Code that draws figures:
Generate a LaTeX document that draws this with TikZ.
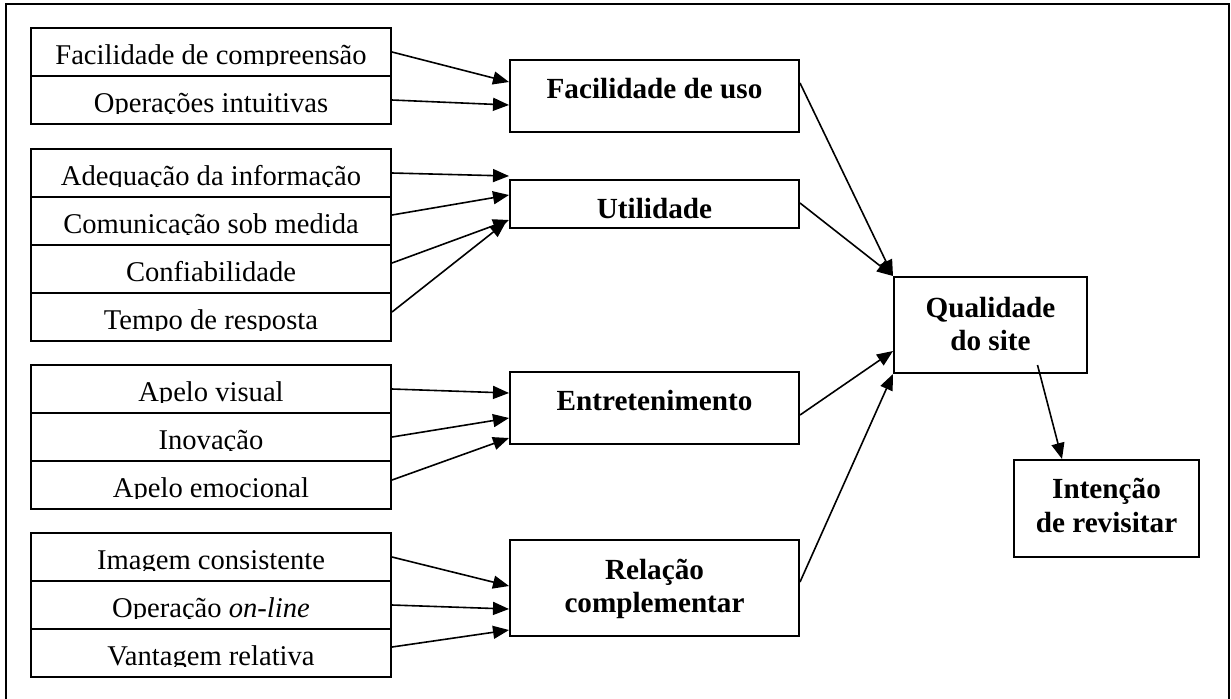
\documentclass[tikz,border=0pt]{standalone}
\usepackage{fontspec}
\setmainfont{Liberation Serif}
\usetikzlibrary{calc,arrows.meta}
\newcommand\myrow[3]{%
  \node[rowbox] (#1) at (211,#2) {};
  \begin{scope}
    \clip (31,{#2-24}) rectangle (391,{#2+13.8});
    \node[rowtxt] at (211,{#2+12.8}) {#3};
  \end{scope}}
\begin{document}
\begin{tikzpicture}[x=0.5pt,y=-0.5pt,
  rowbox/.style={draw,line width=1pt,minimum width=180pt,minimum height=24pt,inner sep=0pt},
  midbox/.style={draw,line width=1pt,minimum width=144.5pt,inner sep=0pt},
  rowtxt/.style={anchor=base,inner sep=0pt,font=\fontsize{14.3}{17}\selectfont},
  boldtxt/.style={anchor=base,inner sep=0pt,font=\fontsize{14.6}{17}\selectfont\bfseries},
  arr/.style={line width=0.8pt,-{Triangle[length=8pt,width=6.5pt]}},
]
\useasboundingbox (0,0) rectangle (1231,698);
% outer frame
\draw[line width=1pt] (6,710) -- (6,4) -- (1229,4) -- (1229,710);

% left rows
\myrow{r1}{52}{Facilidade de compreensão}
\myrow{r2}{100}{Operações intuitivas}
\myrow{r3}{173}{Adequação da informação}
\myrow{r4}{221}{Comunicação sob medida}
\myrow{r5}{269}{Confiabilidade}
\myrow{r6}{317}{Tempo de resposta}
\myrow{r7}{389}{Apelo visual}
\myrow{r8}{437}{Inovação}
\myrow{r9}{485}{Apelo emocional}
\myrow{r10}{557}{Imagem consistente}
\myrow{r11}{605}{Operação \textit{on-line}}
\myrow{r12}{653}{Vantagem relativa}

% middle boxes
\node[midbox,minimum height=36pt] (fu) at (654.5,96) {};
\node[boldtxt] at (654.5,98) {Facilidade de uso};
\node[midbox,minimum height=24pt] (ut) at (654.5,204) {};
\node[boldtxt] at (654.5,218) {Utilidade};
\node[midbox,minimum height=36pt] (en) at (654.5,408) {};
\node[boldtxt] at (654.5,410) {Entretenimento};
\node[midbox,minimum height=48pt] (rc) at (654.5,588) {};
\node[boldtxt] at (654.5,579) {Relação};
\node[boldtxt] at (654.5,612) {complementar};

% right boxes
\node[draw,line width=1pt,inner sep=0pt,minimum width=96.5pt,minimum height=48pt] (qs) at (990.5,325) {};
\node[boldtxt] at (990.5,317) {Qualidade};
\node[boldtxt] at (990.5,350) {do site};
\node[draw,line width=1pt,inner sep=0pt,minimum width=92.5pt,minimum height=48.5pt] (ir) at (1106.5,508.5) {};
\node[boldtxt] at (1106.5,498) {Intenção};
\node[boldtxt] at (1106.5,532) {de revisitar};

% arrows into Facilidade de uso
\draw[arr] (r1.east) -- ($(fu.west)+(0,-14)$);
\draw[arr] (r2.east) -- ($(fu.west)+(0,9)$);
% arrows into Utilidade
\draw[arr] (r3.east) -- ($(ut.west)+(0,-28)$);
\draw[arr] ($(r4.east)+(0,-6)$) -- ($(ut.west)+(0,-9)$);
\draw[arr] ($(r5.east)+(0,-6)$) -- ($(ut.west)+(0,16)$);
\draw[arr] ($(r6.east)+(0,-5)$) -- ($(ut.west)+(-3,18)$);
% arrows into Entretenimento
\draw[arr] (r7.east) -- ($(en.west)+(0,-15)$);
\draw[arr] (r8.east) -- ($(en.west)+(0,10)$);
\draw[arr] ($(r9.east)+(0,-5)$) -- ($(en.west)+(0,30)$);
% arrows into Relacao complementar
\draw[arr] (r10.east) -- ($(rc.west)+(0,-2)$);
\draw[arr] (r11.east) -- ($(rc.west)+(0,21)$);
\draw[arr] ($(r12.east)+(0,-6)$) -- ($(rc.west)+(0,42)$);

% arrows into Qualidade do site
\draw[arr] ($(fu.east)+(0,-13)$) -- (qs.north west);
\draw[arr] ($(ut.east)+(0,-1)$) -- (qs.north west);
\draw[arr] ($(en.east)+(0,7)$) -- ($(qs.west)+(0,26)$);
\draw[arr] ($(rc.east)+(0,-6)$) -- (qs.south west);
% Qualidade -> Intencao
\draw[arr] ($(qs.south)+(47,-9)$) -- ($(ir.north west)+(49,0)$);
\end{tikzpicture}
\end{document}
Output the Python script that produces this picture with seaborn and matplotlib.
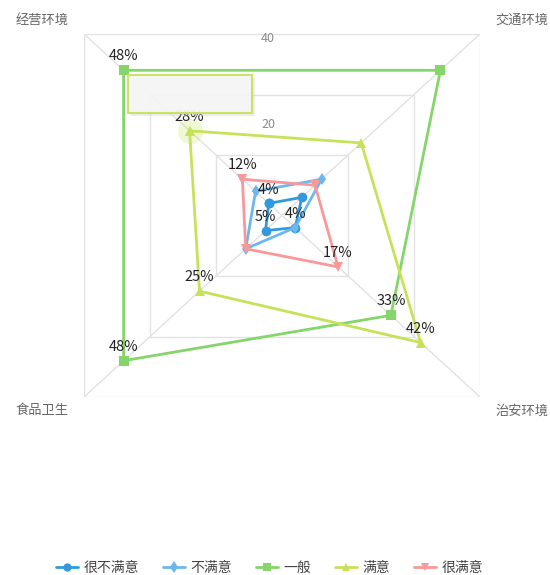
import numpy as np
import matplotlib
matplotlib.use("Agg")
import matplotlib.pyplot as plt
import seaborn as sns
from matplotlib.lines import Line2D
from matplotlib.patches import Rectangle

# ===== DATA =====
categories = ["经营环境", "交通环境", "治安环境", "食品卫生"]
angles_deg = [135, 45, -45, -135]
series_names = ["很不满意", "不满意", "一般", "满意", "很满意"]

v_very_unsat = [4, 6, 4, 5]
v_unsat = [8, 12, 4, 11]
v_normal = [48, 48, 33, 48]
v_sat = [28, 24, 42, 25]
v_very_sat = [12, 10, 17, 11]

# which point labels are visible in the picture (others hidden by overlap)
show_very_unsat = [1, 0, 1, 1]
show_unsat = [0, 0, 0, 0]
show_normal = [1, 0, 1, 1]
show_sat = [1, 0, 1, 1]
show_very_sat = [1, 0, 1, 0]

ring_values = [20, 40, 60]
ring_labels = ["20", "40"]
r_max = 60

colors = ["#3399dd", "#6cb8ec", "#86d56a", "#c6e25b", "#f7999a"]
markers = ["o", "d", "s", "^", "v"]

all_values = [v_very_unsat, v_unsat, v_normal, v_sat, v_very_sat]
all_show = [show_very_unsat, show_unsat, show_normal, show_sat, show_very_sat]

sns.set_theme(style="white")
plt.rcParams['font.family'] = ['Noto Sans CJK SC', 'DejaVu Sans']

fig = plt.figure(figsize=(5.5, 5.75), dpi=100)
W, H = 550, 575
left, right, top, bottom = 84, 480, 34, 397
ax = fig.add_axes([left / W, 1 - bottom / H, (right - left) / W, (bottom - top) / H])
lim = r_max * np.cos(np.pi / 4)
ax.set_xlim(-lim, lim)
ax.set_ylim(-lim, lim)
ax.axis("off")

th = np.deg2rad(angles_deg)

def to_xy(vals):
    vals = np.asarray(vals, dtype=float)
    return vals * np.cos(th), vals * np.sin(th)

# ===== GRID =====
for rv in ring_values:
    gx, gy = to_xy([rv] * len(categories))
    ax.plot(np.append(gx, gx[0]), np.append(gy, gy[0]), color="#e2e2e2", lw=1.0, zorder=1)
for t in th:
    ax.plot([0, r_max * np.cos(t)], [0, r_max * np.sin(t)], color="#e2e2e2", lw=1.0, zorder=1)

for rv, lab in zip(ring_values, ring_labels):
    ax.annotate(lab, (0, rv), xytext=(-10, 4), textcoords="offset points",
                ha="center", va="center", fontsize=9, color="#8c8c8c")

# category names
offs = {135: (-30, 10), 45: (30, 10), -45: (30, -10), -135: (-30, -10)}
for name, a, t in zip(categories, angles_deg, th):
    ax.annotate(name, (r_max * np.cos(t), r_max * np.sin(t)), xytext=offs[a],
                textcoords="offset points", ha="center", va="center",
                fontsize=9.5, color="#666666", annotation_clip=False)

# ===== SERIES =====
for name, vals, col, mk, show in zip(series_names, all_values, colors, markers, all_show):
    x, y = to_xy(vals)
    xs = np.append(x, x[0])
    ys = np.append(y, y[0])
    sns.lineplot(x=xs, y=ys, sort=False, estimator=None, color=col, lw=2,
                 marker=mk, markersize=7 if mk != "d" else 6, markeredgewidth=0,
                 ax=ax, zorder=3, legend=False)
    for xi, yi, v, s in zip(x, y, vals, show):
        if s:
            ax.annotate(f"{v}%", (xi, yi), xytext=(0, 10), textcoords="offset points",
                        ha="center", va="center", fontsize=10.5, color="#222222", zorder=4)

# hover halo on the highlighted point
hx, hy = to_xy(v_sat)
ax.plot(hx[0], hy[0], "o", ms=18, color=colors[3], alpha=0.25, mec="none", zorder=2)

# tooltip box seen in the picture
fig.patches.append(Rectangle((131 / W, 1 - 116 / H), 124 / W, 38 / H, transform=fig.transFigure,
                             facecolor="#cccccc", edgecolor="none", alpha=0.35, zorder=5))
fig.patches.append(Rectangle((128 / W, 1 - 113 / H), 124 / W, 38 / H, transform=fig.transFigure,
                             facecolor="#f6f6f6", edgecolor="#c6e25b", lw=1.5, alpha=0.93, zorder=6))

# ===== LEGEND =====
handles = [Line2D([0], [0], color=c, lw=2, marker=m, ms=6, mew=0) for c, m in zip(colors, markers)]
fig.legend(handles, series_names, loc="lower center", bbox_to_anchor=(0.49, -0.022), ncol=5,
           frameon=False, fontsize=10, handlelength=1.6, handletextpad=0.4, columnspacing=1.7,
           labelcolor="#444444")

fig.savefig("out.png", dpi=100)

* WHAT THIS TASK INVOLVES:
Only the lines from the one with "Output the Python" through the one with "return vals *" belong in your copy; retype them exactly and drop any pictures.

* FINAL RESULT:
Output the Python script that produces this picture with seaborn and matplotlib.
import numpy as np
import matplotlib
matplotlib.use("Agg")
import matplotlib.pyplot as plt
import seaborn as sns
from matplotlib.lines import Line2D
from matplotlib.patches import Rectangle

# ===== DATA =====
categories = ["经营环境", "交通环境", "治安环境", "食品卫生"]
angles_deg = [135, 45, -45, -135]
series_names = ["很不满意", "不满意", "一般", "满意", "很满意"]

v_very_unsat = [4, 6, 4, 5]
v_unsat = [8, 12, 4, 11]
v_normal = [48, 48, 33, 48]
v_sat = [28, 24, 42, 25]
v_very_sat = [12, 10, 17, 11]

# which point labels are visible in the picture (others hidden by overlap)
show_very_unsat = [1, 0, 1, 1]
show_unsat = [0, 0, 0, 0]
show_normal = [1, 0, 1, 1]
show_sat = [1, 0, 1, 1]
show_very_sat = [1, 0, 1, 0]

ring_values = [20, 40, 60]
ring_labels = ["20", "40"]
r_max = 60

colors = ["#3399dd", "#6cb8ec", "#86d56a", "#c6e25b", "#f7999a"]
markers = ["o", "d", "s", "^", "v"]

all_values = [v_very_unsat, v_unsat, v_normal, v_sat, v_very_sat]
all_show = [show_very_unsat, show_unsat, show_normal, show_sat, show_very_sat]

sns.set_theme(style="white")
plt.rcParams['font.family'] = ['Noto Sans CJK SC', 'DejaVu Sans']

fig = plt.figure(figsize=(5.5, 5.75), dpi=100)
W, H = 550, 575
left, right, top, bottom = 84, 480, 34, 397
ax = fig.add_axes([left / W, 1 - bottom / H, (right - left) / W, (bottom - top) / H])
lim = r_max * np.cos(np.pi / 4)
ax.set_xlim(-lim, lim)
ax.set_ylim(-lim, lim)
ax.axis("off")

th = np.deg2rad(angles_deg)

def to_xy(vals):
    vals = np.asarray(vals, dtype=float)
    return vals * np.cos(th), vals * np.sin(th)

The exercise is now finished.